This widespread inability to compare consequences to intentions is a basic problem of humanity. In fact, it’s one of the reasons the Founders desired to limit government power and constrain politicians.
For instance, the newly created federal government possessed only limited, enumerated powers. Even if you had weird ideas for transforming the American people, it wouldn’t do you much good to get elected president or to Congress. The federal government wasn’t authorized by the Constitution to engage in soul-molding.
Moreover, there would be strong resistance to any attempt to expand federal power. The constitutional system preserved abundant state authority. Three federal branches offered “checks and balances” to abusive officials or majorities.
Most important, the majority of Americans shared the Founders’ suspicions. At the end of the 19th century a Democratic president still was willing to veto unemployment relief because he believed Congress had no authority to approve such a bill.
However, over the following century and more virtually every limitation on Washington was swept away. Equally important, as faith in religion ebbed faith in politics exploded. Today those who think with their hearts rather than their minds have largely taken control of the nation’s policy agenda.
No where has this been more destructive than in the area of poverty. How to deal with the poor who, Christ told us, would always be with us?
As Charles Murray demonstrated so devastatingly three decades ago in his famous book, Losing Ground, ever expanding federal anti-poverty initiatives ended up turning poor people into permanent wards of Washington. Worse, unconditional welfare benefits turned out to discourage education, punish work, inhibit marriage, preclude family formation, and, ultimately, destroy community. It took the 1996 reforms to reverse much of the culture of dependency.
Similar is the minimum wage, which may become a top election issue this fall. Unless businesses are charities, raising the price of labor will force them to adjust their hiring. How many low-skilled workers will be hired if employers are told to pay more than the labor is worth?
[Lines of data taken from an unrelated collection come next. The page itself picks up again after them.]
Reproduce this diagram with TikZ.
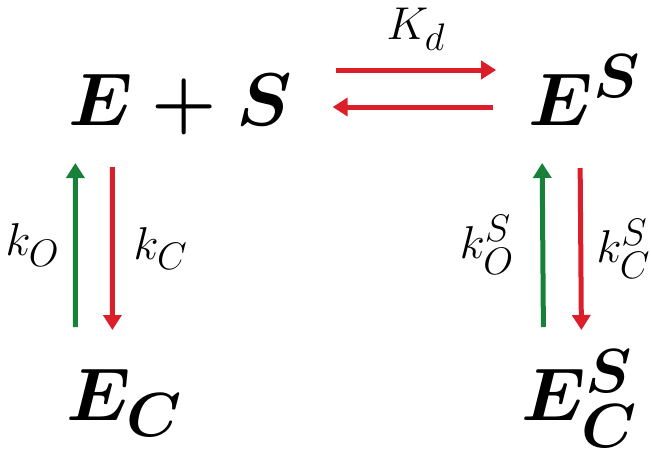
\documentclass[tikz,border=0pt]{standalone}
\usepackage{amsmath}
\usepackage{tikz}
\usetikzlibrary{arrows.meta, calc}
\definecolor{fwdred}{HTML}{DC1E2A}
\definecolor{bckgreen}{HTML}{17813A}
\tikzset{
  bigterm/.style = {inner sep=0pt, anchor=base, align=center, scale=3,
                    font=\Huge\boldmath},
  rate/.style    = {inner sep=0pt, scale=1.85, font=\Huge},
  redarr/.style  = {-{Triangle[length=15pt, width=18pt]}, line width=5pt, draw=fwdred},
  greenarr/.style= {-{Triangle[length=15pt, width=18pt]}, line width=5pt, draw=bckgreen},
}
\begin{document}
\begin{tikzpicture}[x=1pt, y=1pt]
    \useasboundingbox (0,0) rectangle (651,-464);
    % states
    \node[bigterm, minimum width=76.7pt] (es)  at (180,-125) {$E+S$};
    \node[bigterm, minimum width=36.7pt] (esb) at (585,-125) {$E^{S}$};
    \node[bigterm, minimum width=40pt]   (ec)  at (125,-420) {$E_{C}$};
    \node[bigterm, minimum width=40pt]   (ecs) at (580,-420) {$E_{C}^{S}$};
    % binding
    \draw[redarr] ($(es.base east)+(40,55)$) -- node[rate, above=8pt] (kd) {$K_{d}$}
        ($(esb.base west)+(-32,55)$);
    \draw[redarr] ($(esb.base west)+(-35,18)$) -- ($(es.base east)+(37,18)$);
    % opening / closing, free enzyme
    \draw[greenarr] ($(ec.base west)+(11,93)$) -- node[rate, left=6pt] (ko) {$k_{O}$}
        ($(es.base west)+(11,-38)$);
    \draw[redarr] ($(es.base west)+(48,-42)$) -- node[rate, right=9pt] (kc) {$k_{C}$}
        ($(ec.base west)+(48,90)$);
    % opening / closing, bound enzyme
    \draw[greenarr] ($(ecs.base west)+(24,93)$) -- node[rate, left=13pt] (kos) {$k_{O}^{S}$}
        ($(esb.base west)+(14,-38)$);
    \draw[redarr] ($(esb.base west)+(52,-43)$) -- node[rate, right=6pt] (kcs) {$k_{C}^{S}$}
        ($(ecs.base west)+(62,90)$);
\end{tikzpicture}
\end{document}
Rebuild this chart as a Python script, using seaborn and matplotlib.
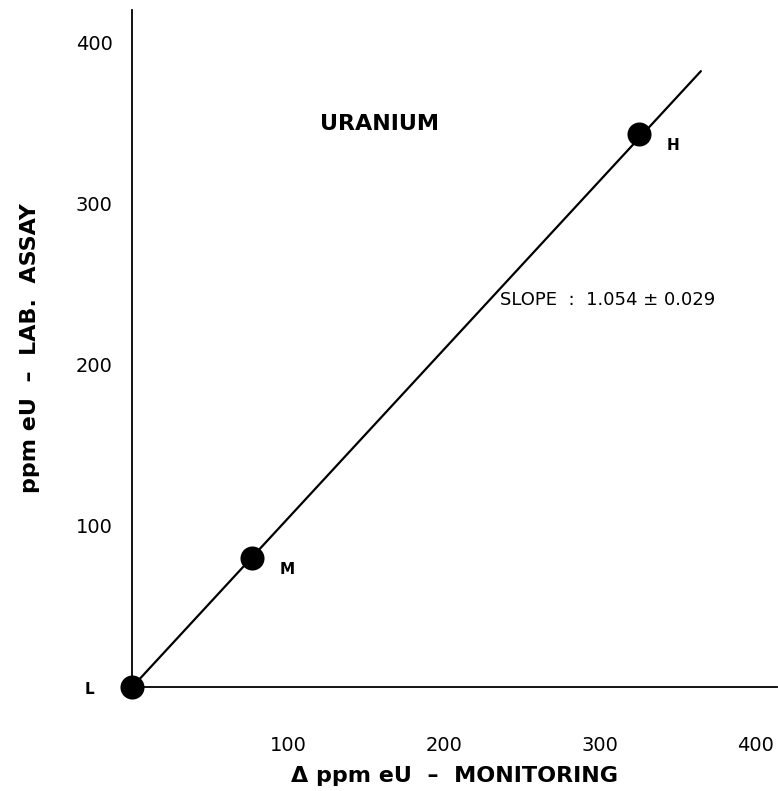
import matplotlib
matplotlib.use("Agg")
import matplotlib.pyplot as plt
import seaborn as sns
import pandas as pd

# Data
sample_labels = ["L", "M", "H"]
monitoring = [0, 77, 325]
lab_assay = [0, 80, 343]
fit_x = [0, 365]
fit_y = [0, 382]
x_ticks = [100, 200, 300, 400]
y_ticks = [100, 200, 300, 400]

sns.set_theme(style="white")
plt.rcParams['font.family'] = ['DejaVu Sans']
plt.rcParams['text.color'] = 'black'
plt.rcParams['axes.labelcolor'] = 'black'

fig = plt.figure(figsize=(7.78, 7.91), dpi=100)
ax = fig.add_axes([0.170, 0.1315, 0.829, 0.856])

pts = pd.DataFrame({"x": monitoring, "y": lab_assay, "label": sample_labels})
fit = pd.DataFrame({"x": fit_x, "y": fit_y})

sns.lineplot(data=fit, x="x", y="y", ax=ax, color="black", linewidth=1.6)
sns.scatterplot(data=pts, x="x", y="y", ax=ax, color="black", s=300,
                edgecolor="black", linewidth=0, zorder=5, clip_on=False)

offsets = {"L": (-34, -2), "M": (20, -8), "H": (20, -8)}
for _, r in pts.iterrows():
    dx, dy = offsets[r["label"]]
    ax.annotate(r["label"], (r["x"], r["y"]), xytext=(dx, dy),
                textcoords="offset points", ha="left", va="center",
                fontsize=11, fontweight="bold", color="black",
                annotation_clip=False)

ax.set_xlim(0, 414)
ax.set_ylim(0, 420)
ax.set_xticks(x_ticks)
ax.set_yticks(y_ticks)
ax.tick_params(direction="in", length=8, width=1.2, colors="black",
               labelsize=14)
ax.tick_params(axis="x", pad=35)
ax.tick_params(axis="y", pad=14)

for s in ["top", "right"]:
    ax.spines[s].set_visible(False)
for s in ["left", "bottom"]:
    ax.spines[s].set_color("black")
    ax.spines[s].set_linewidth(1.3)

ax.set_xlabel("Δ ppm eU  –  MONITORING", fontsize=16, fontweight="bold",
              labelpad=8)
ax.set_ylabel("ppm eU  –  LAB.  ASSAY", fontsize=16, fontweight="bold",
              labelpad=26)

ax.text(159, 349, "URANIUM", fontsize=16, fontweight="bold",
        ha="center", va="center", color="black")
ax.text(236, 240, "SLOPE  :  1.054 ± 0.029", fontsize=13,
        ha="left", va="center", color="black")

fig.savefig("out.png", dpi=100)
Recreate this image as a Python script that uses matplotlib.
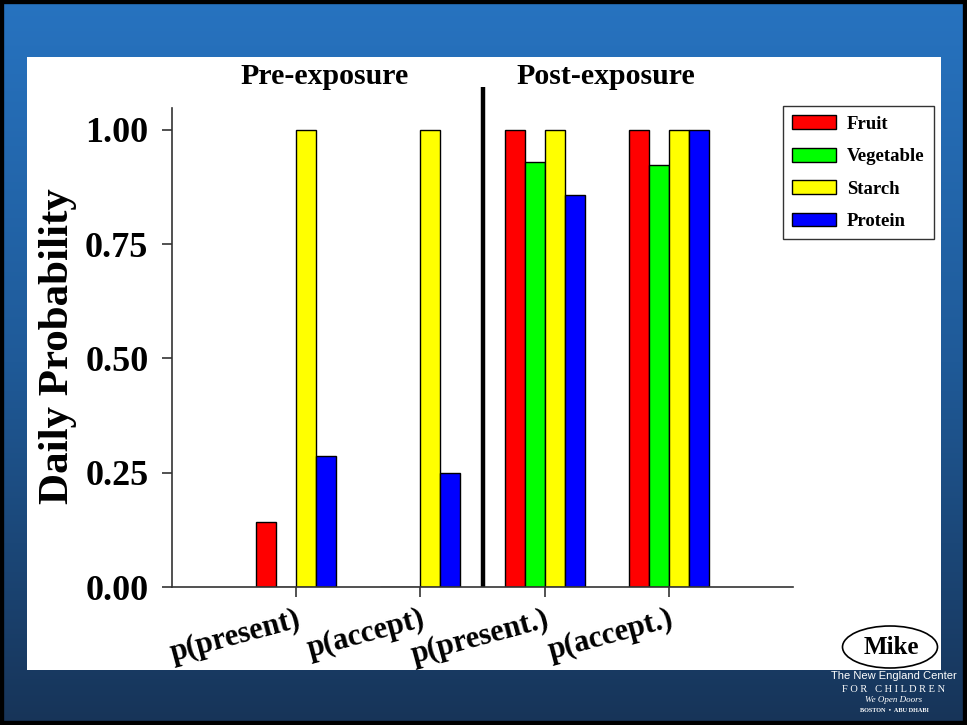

There isn’t much benefit in having a theoretical right to a higher paying job if you are not experienced or trained enough to perform it.
There are similar examples in the regulatory field. No one wants to take unsafe, ineffective medicines. So the Food and Drug Administration was tasked with assessing the safety and efficacy of new compounds before they can be released. The intention is good, but ignores the inescapable trade-off between certainty and speed.
The rise of AIDS brought the problem into stark relief, as people faced an ugly death while the bureaucratic, rules-bound FDA denied them the one effective medicine, AZT, in order to make sure it didn’t have harmful side-effects. Years before the agency held up approval of beta-blockers, killing people lest they suffer some lesser harm from taking the drug.
Few people in politics fail to claim to be acting for the public good. In many cases they really believe it. But good intentions are never enough. Consequences are critical. What you intend often doesn’t matter nearly as much as what you actually accomplish.